**** RECORDS SHOWN

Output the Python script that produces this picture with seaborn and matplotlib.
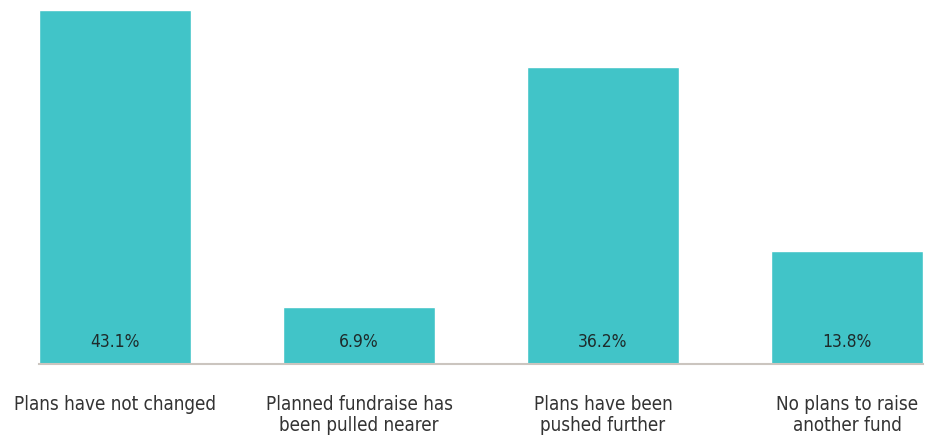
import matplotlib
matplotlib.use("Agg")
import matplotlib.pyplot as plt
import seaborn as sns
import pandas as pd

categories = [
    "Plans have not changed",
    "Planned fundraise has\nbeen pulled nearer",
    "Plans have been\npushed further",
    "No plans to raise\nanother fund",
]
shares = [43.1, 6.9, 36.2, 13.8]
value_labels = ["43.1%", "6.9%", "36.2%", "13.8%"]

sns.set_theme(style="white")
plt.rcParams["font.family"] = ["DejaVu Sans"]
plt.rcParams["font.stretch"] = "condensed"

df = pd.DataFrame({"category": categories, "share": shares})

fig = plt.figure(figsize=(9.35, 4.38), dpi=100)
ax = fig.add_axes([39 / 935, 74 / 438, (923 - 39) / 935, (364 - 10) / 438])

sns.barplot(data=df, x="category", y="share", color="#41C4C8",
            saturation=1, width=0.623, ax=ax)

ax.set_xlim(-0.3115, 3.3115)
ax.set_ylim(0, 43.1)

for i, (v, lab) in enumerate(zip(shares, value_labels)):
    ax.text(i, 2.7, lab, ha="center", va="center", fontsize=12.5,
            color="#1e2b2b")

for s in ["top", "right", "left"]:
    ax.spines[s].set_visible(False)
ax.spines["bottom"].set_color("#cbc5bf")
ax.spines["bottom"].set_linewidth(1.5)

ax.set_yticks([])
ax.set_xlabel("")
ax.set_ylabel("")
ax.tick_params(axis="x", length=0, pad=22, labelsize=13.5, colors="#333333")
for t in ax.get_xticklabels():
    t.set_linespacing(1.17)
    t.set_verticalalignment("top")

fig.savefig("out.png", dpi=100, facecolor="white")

********
**** RECORDS SHOWN

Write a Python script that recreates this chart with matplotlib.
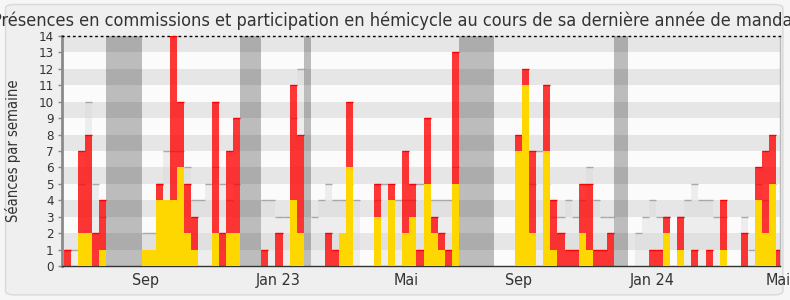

********

[GOAL]
Identify each line holding the string "seaborn", and copy it out.

[FULL SOLUTION]
Output the Python script that produces this picture with seaborn and matplotlib.
import seaborn as sns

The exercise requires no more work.